Athletics / Featured

From Rockies to Rock Walls

I have answered the question “where’s Mr. McGovern?” several times during the last few weeks. Now that he’s been gone for a few months, the real question is: who’s replaced him? That’s where Jacon Mayer comes in. Jacon has already almost completely revamped the rock wall and it’s only been about a month. He’s transformed climbing classes: it’s now a place where students can not only climb ropes, but also boulder, as in climbing without ropes, or even set their own routes. But really, who is he? And how’d he get to Dana Hall?

Jacon, to put it in simpler terms, “saw a job ad.” And voila, here he is. He moved to Boston full time about a year and a half ago to be close to the mountains in Vermont and New Hampshire, and he has already been involved with the Wellesley High School sailing team for four years. When there came an opportunity to become a climbing instructor right here in Wellesley, he took it.

But how’d he get here of all places? Well, before Jacon become an assistant coach to the Wellesley sailing team, he was a professional sailor. He worked at a yacht club in New York, but began to feel like he was “helping a bunch of super rich people have fun with their toys.” So Jacon moved to Boston and became involved in work much more meaningful to him than before.

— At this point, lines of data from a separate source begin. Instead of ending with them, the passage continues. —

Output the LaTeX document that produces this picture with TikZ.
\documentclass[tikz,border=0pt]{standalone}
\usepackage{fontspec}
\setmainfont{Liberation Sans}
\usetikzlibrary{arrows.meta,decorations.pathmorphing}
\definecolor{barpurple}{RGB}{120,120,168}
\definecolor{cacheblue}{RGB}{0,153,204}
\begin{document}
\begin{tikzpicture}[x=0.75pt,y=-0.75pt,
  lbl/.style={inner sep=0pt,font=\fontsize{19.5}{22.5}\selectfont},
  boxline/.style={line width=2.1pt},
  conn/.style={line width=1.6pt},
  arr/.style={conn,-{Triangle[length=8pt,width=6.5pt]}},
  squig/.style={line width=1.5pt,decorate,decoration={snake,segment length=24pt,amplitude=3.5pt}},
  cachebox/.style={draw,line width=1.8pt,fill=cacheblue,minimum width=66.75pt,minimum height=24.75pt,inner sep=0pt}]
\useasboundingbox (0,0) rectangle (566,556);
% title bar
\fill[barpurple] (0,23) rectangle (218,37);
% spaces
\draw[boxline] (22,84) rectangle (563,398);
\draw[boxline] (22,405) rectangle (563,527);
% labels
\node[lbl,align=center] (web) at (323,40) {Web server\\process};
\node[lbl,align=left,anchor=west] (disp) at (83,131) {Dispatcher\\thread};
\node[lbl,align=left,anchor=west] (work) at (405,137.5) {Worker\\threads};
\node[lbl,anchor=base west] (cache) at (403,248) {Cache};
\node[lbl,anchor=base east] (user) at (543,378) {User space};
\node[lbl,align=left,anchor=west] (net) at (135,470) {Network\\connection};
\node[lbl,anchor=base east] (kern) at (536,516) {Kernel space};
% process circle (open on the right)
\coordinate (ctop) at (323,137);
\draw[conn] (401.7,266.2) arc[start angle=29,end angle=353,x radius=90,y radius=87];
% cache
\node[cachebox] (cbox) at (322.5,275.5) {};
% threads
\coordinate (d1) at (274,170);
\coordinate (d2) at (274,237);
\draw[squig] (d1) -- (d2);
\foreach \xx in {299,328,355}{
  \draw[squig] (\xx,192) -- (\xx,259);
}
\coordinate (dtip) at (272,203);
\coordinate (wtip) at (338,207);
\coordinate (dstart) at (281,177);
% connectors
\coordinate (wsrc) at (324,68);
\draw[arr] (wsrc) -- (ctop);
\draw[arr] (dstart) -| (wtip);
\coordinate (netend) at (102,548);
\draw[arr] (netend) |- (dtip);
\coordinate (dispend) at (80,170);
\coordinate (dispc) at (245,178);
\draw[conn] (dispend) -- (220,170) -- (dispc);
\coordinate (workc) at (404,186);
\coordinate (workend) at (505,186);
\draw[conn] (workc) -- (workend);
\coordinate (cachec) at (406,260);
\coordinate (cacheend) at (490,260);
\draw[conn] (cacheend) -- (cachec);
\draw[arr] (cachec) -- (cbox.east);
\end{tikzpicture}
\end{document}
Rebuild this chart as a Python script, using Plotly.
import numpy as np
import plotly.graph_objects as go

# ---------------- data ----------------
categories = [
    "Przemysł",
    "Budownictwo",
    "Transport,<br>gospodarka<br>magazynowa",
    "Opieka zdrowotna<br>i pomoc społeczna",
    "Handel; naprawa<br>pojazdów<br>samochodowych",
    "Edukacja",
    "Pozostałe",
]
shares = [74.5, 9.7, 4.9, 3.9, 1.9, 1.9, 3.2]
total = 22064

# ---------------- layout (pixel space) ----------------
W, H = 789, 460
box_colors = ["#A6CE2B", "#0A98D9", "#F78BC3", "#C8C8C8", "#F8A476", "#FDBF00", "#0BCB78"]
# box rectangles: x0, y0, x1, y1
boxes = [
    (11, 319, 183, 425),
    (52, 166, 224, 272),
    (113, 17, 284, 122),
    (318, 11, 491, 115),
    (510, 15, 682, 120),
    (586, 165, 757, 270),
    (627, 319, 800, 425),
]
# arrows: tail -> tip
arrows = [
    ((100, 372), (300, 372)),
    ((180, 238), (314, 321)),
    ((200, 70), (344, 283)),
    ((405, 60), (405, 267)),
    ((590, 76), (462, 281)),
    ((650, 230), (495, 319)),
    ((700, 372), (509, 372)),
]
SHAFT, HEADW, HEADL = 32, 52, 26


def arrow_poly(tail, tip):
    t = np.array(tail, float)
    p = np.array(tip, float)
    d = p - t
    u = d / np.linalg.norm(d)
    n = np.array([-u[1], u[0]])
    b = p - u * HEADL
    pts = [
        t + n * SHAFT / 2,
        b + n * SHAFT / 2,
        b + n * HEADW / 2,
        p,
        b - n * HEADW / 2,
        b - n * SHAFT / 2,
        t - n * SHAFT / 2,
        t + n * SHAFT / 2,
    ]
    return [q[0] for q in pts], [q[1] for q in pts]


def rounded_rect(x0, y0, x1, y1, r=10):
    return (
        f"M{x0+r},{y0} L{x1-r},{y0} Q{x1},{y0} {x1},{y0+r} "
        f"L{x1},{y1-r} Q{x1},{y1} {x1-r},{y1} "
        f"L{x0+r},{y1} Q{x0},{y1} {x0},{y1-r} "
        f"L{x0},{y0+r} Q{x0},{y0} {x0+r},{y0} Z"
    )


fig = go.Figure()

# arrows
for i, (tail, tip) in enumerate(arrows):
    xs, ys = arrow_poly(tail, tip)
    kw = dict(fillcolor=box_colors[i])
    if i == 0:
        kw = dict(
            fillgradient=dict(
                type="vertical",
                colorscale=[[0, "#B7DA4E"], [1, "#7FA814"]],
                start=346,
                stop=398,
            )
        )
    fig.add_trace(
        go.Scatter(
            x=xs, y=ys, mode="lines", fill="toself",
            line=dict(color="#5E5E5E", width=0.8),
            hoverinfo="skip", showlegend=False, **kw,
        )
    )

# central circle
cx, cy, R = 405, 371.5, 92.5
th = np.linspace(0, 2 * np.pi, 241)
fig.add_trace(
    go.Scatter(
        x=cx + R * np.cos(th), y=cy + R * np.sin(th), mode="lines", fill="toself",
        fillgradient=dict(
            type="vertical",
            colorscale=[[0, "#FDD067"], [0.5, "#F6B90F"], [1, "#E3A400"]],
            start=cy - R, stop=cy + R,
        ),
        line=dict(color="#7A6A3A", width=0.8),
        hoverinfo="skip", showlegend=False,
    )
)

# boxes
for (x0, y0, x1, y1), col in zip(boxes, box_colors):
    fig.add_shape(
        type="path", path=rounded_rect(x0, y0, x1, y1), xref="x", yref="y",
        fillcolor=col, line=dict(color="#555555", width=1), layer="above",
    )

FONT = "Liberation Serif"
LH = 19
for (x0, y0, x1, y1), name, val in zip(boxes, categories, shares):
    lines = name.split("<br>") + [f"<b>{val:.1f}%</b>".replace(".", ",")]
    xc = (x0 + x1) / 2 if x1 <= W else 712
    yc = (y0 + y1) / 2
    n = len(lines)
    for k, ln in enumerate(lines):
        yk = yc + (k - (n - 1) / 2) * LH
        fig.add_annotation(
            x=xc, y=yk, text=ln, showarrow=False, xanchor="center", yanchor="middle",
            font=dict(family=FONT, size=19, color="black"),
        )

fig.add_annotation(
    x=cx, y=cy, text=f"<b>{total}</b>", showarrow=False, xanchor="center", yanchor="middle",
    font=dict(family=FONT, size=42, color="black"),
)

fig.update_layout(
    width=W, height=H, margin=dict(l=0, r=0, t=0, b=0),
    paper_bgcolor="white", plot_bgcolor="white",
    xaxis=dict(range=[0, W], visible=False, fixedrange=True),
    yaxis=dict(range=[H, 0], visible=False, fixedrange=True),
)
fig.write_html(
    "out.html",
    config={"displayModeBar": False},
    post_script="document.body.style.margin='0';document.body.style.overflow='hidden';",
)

Jacon wanted to do something that allowed for him to “do some good in the world,” for his actions to have a ripple effect, and that’s how he ended up at Dana Hall and Wellesley High School. After moving to Boston, Jacon took a job at a nonprofit that allowed for him to help some inner city kids in East Boston. He didn’t feel that he needed to “save the world everyday,” but helping disadvantaged youth had a lot more appeal compared to his last job.

Jacon volunteered at the Boston Debate League and worked at a non profit sailing club, but after the sailing place closed down he decided to move on to different work.

Jacon felt he could create a bigger impact by working with privileged youth today by using his power as a teacher.  He explains: “I believe working with high privileged populous is actually helping influence their value structure.” What better place to do that then a private school in Wellesley?

Dana Hall is filled with privileged kids who all have the potential to create real change in this world. “We need the rich and powerful to voluntarily give up what they have,” Jacon said when explaining how current class and power structures could potentially change in a non-violent way.

Jacon does not feel like he needed to save the world every day. He does, however, believe there needs to be “a kernel of good in what [he] did.”